El dato oficial del timorato Ministerio del Interior es 278 denuncias registradas, con un aumento del 43% solo en el primer semestre de 2021, aunque los Observatorios contra la LGTBfobia de Madrid, Comunidad Valenciana y Cataluña hablan de más de 300 en cada uno de ellos. El propio Ministerio del Interior reconoce que las denuncias registradas son solo una diminuta punta del iceberg. Ahora imaginad todas las que no se denuncian por miedo o las que ni siquiera las víctimas consideran importantes tras décadas de interiorizar el discurso del poder.

Haceos la siguiente pregunta, por favor. ¿No existen los siniestros domésticos que las compañías aseguradoras deben atender porque algún listo haya querido hacer pasar por siniestro lo que no era? No, claro que no, a nadie se le ocurría semejante afirmación en su sano juicio. Pero la homofobia campante, con palizas y asesinatos incluidos, ha centrado su discurso en la falsa denuncia de Malasaña como excusa repugnante para intentar borrar una dramática realidad cotidiana.

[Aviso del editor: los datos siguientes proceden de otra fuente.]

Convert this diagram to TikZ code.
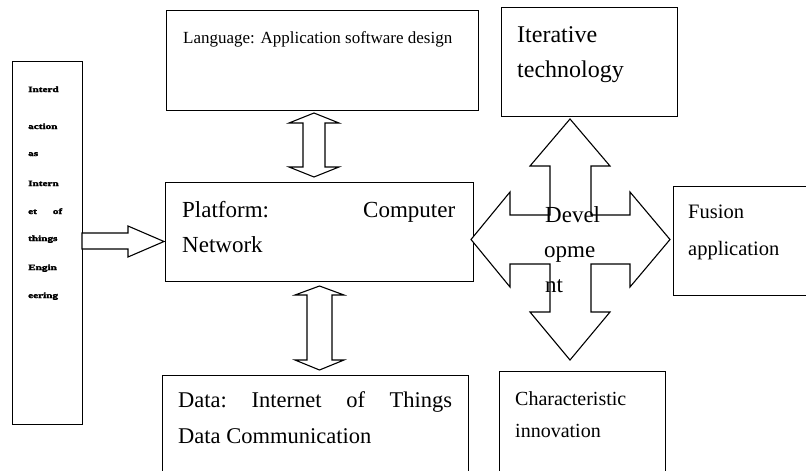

Como se hace con el uso de la escasas denuncias falsas de mujeres por agresión y malos tratos para negar una realidad de violencias machistas que lacran nuestra sociedad, usando un frágil telón ocasional para intentar negar una realidad espantosa.

Haceos más preguntas: ¿Por qué mi pareja sigue sintiendo pavor inconsciente a besarse conmigo en un bar o en la calle? ¿Por qué a pasear de la mano? ¿Por qué lo pensamos diez veces y miramos en derredor para comprobar que es un espacio seguro antes de besarnos con alguien en un local? ¿Por qué, si las personas hetero lo hacen de modo automático? Ya respondo yo. Porque el miedo no es residual, existe. Y el peligro también. Y son décadas aprendiendo a interpretar señales que pasan por normalizadas para la mayoría, pero que para nosotras son alertas que indican que habitamos muchos espacios inseguros.

Peligro histórico

No es la posición mayoritaria, pero el peligro histórico está en cómo cala este discurso homófobo y fascista a fuerza de reinar en la redes, muchas teles y varios políticos a los que se les da una importancia que su cargo no merece, sin contexto, sin datos, sin reflexión. Incluso a gente a la que amo y me ama he debido explicar esta semana que una denuncia falsa no anula una realidad diaria porque la habían interiorizado como un hecho central. Una parte de nuestra ciudad y nuestro país ha decidido que los prejuicios valen como opiniones, que sirven las afirmaciones sin datos ni argumento, y que, en lugar de buscar medios fiables, es mejor retroalimentarse con bulos, cuentas anónimas y discursos políticos que avalan su posición previa. Y este fenómeno va en aumento. Aceptar el discurso negacionista es tan repugnante como elaborarlo. Vuestros hijos e hijas, vuestros alumnos y alumnas, vuestros vecinos y vecinas tenemos miedo. Pero tenedlo claro: no nos vamos a dejar. Quienes nos precedieron, con la ejemplar actitud en vanguardia de las personas trans, pelearon contra cárceles, leyes y palizas diarias. Mi generación lo exigió todo. Y los chavales y chavalas LGTBIQ de hoy no van a consentir ir hacia atrás ni el silencio cómplice. Los «San Sebastián ahora devolvemos las flechas».